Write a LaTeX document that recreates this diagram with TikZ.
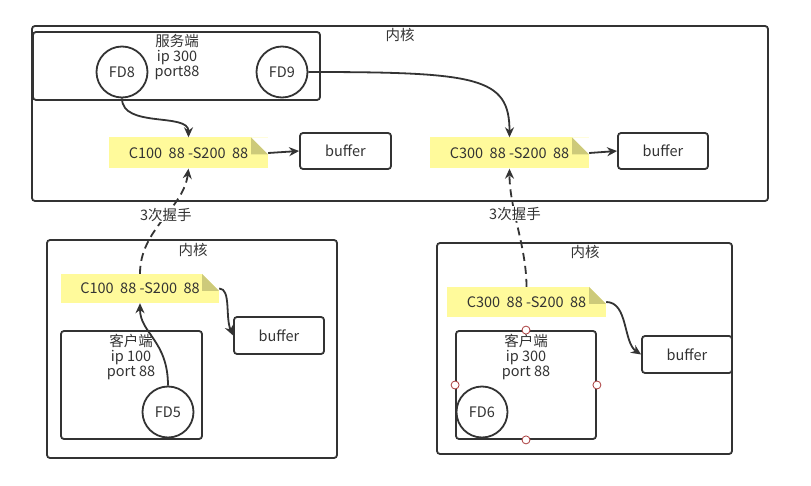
\documentclass[tikz,border=0pt]{standalone}
\usepackage{fontspec}
\setmainfont{Noto Sans CJK SC}
\usetikzlibrary{arrows.meta}
\definecolor{linegray}{RGB}{51,51,51}
\definecolor{noteyellow}{RGB}{255,250,155}
\definecolor{notefold}{RGB}{205,202,122}
\definecolor{handlered}{RGB}{170,60,60}
\tikzset{
  box/.style={draw=linegray, line width=1.8pt, rounded corners=3pt, inner sep=0pt},
  fd/.style={draw=linegray, circle, line width=1.8pt, minimum size=51pt, inner sep=0pt},
  note/.style={fill=noteyellow, inner sep=0pt, minimum height=31pt, minimum width=159pt,
    path picture={
      \fill[white] (path picture bounding box.north east) -- ++(-17pt,0pt) -- ++(17pt,-17pt) -- cycle;
      \fill[notefold] (path picture bounding box.north east) ++(-17pt,0pt) -- ++(0pt,-17pt) -- ++(17pt,0pt) -- cycle;
    }},
  lbl/.style={align=center, inner sep=0pt},
  arr/.style={draw=linegray, line width=1.8pt, -{Stealth[length=10pt,width=9pt]}},
  hs/.style={arr, dash pattern=on 8pt off 5pt},
  handle/.style={circle, draw=handlered, fill=white, line width=0.8pt, minimum size=8pt, inner sep=0pt}
}
\begin{document}
\begin{tikzpicture}[x=1pt, y=-1pt, font=\fontsize{14.5}{15}\selectfont, text=linegray]
  \useasboundingbox (0,0) rectangle (811,486);

  % server side
  \node (kern1) at (400,113.5) [box, minimum width=736pt, minimum height=175pt] {};
  \node (kern1l) at (400,35) [lbl] {内核};
  \node (srv) at (176.5,66) [box, minimum width=287pt, minimum height=68pt] {};
  \node (srvl) at (177,57) [lbl] {服务端\\ip 300\\port88};
  \node (fd8) at (122,72) [fd] {FD8};
  \node (fd9) at (282,72) [fd] {FD9};
  \node (n1) at (188.5,153) [note] {C100\ \ 88 -S200\ \ 88};
  \node (n2) at (509.5,153) [note] {C300\ \ 88 -S200\ \ 88};
  \node (buf1) at (345.5,151) [box, minimum width=91pt, minimum height=36pt] {buffer};
  \node (buf2) at (663,151) [box, minimum width=90pt, minimum height=36pt] {buffer};

  % client 1
  \node (kern2) at (192,349) [box, minimum width=290pt, minimum height=218pt] {};
  \node (kern2l) at (193,250) [lbl] {内核};
  \node (n3) at (140,288.5) [note, minimum height=29pt, minimum width=158pt] {C100\ \ 88 -S200\ \ 88};
  \node (buf3) at (279,335.5) [box, minimum width=90pt, minimum height=37pt] {buffer};
  \node (cli1) at (131.5,385) [box, minimum width=141pt, minimum height=108pt] {};
  \node (cli1l) at (131,357) [lbl] {客户端\\ip 100\\port 88};
  \node (fd5) at (168,412) [fd] {FD5};

  % client 2
  \node (kern3) at (584.5,348.5) [box, minimum width=295pt, minimum height=211pt] {};
  \node (kern3l) at (585,252) [lbl] {内核};
  \node (n4) at (526.5,302) [note, minimum height=30pt] {C300\ \ 88 -S200\ \ 88};
  \node (buf4) at (687,354.5) [box, minimum width=90pt, minimum height=37pt] {buffer};
  \node (cli2) at (526,385) [box, minimum width=140pt, minimum height=108pt] {};
  \node (cli2l) at (526,357) [lbl] {客户端\\ip 300\\port 88};
  \node (fd6) at (482,412) [fd] {FD6};
  \foreach \a in {north,south,east,west}
    \node (h\a) at (cli2.\a) [handle] {};

  % connectors
  \draw[arr] (fd8.south) .. controls +(0,30) and +(0,-25) .. (n1.north);
  \draw[arr] (fd9.east) .. controls +(170,0) and +(0,-60) .. (n2.north);
  \draw[arr] (n1.east) -- (buf1.west);
  \draw[arr] (n2.east) -- (buf2.west);
  \draw[arr] (fd5.north) .. controls +(0,-45) and +(0,30) .. (n3.south);
  \draw[arr] (n3.east) .. controls +(12,0) and +(-8,-18) .. (buf3.west);
  \draw[arr] (n4.east) .. controls +(22,0) and +(-18,-12) .. (buf4.west);
  \draw[hs] (n3.north) .. controls +(0,-45) and +(-5,40) .. node[pos=0.55, fill=white, inner sep=1pt] (hs1) {3次握手} (n1.south);
  \draw[hs] (n4.north) .. controls +(0,-40) and +(0,40) .. node[pos=0.62, fill=white, inner sep=1pt] (hs2) {3次握手} (n2.south);
\end{tikzpicture}
\end{document}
--------------------------------------------------
Reproduce the whole listing word for word, setting aside any pictures.

Write a LaTeX document that recreates this diagram with TikZ.
\documentclass[tikz,border=0pt]{standalone}
\usepackage{fontspec}
\setmainfont{Noto Sans CJK SC}
\usetikzlibrary{arrows.meta}
\definecolor{linegray}{RGB}{51,51,51}
\definecolor{noteyellow}{RGB}{255,250,155}
\definecolor{notefold}{RGB}{205,202,122}
\definecolor{handlered}{RGB}{170,60,60}
\tikzset{
  box/.style={draw=linegray, line width=1.8pt, rounded corners=3pt, inner sep=0pt},
  fd/.style={draw=linegray, circle, line width=1.8pt, minimum size=51pt, inner sep=0pt},
  note/.style={fill=noteyellow, inner sep=0pt, minimum height=31pt, minimum width=159pt,
    path picture={
      \fill[white] (path picture bounding box.north east) -- ++(-17pt,0pt) -- ++(17pt,-17pt) -- cycle;
      \fill[notefold] (path picture bounding box.north east) ++(-17pt,0pt) -- ++(0pt,-17pt) -- ++(17pt,0pt) -- cycle;
    }},
  lbl/.style={align=center, inner sep=0pt},
  arr/.style={draw=linegray, line width=1.8pt, -{Stealth[length=10pt,width=9pt]}},
  hs/.style={arr, dash pattern=on 8pt off 5pt},
  handle/.style={circle, draw=handlered, fill=white, line width=0.8pt, minimum size=8pt, inner sep=0pt}
}
\begin{document}
\begin{tikzpicture}[x=1pt, y=-1pt, font=\fontsize{14.5}{15}\selectfont, text=linegray]
  \useasboundingbox (0,0) rectangle (811,486);

  % server side
  \node (kern1) at (400,113.5) [box, minimum width=736pt, minimum height=175pt] {};
  \node (kern1l) at (400,35) [lbl] {内核};
  \node (srv) at (176.5,66) [box, minimum width=287pt, minimum height=68pt] {};
  \node (srvl) at (177,57) [lbl] {服务端\\ip 300\\port88};
  \node (fd8) at (122,72) [fd] {FD8};
  \node (fd9) at (282,72) [fd] {FD9};
  \node (n1) at (188.5,153) [note] {C100\ \ 88 -S200\ \ 88};
  \node (n2) at (509.5,153) [note] {C300\ \ 88 -S200\ \ 88};
  \node (buf1) at (345.5,151) [box, minimum width=91pt, minimum height=36pt] {buffer};
  \node (buf2) at (663,151) [box, minimum width=90pt, minimum height=36pt] {buffer};

  % client 1
  \node (kern2) at (192,349) [box, minimum width=290pt, minimum height=218pt] {};
  \node (kern2l) at (193,250) [lbl] {内核};
  \node (n3) at (140,288.5) [note, minimum height=29pt, minimum width=158pt] {C100\ \ 88 -S200\ \ 88};
  \node (buf3) at (279,335.5) [box, minimum width=90pt, minimum height=37pt] {buffer};
  \node (cli1) at (131.5,385) [box, minimum width=141pt, minimum height=108pt] {};
  \node (cli1l) at (131,357) [lbl] {客户端\\ip 100\\port 88};
  \node (fd5) at (168,412) [fd] {FD5};

  % client 2
  \node (kern3) at (584.5,348.5) [box, minimum width=295pt, minimum height=211pt] {};
  \node (kern3l) at (585,252) [lbl] {内核};
  \node (n4) at (526.5,302) [note, minimum height=30pt] {C300\ \ 88 -S200\ \ 88};
  \node (buf4) at (687,354.5) [box, minimum width=90pt, minimum height=37pt] {buffer};
  \node (cli2) at (526,385) [box, minimum width=140pt, minimum height=108pt] {};
  \node (cli2l) at (526,357) [lbl] {客户端\\ip 300\\port 88};
  \node (fd6) at (482,412) [fd] {FD6};
  \foreach \a in {north,south,east,west}
    \node (h\a) at (cli2.\a) [handle] {};

  % connectors
  \draw[arr] (fd8.south) .. controls +(0,30) and +(0,-25) .. (n1.north);
  \draw[arr] (fd9.east) .. controls +(170,0) and +(0,-60) .. (n2.north);
  \draw[arr] (n1.east) -- (buf1.west);
  \draw[arr] (n2.east) -- (buf2.west);
  \draw[arr] (fd5.north) .. controls +(0,-45) and +(0,30) .. (n3.south);
  \draw[arr] (n3.east) .. controls +(12,0) and +(-8,-18) .. (buf3.west);
  \draw[arr] (n4.east) .. controls +(22,0) and +(-18,-12) .. (buf4.west);
  \draw[hs] (n3.north) .. controls +(0,-45) and +(-5,40) .. node[pos=0.55, fill=white, inner sep=1pt] (hs1) {3次握手} (n1.south);
  \draw[hs] (n4.north) .. controls +(0,-40) and +(0,40) .. node[pos=0.62, fill=white, inner sep=1pt] (hs2) {3次握手} (n2.south);
\end{tikzpicture}
\end{document}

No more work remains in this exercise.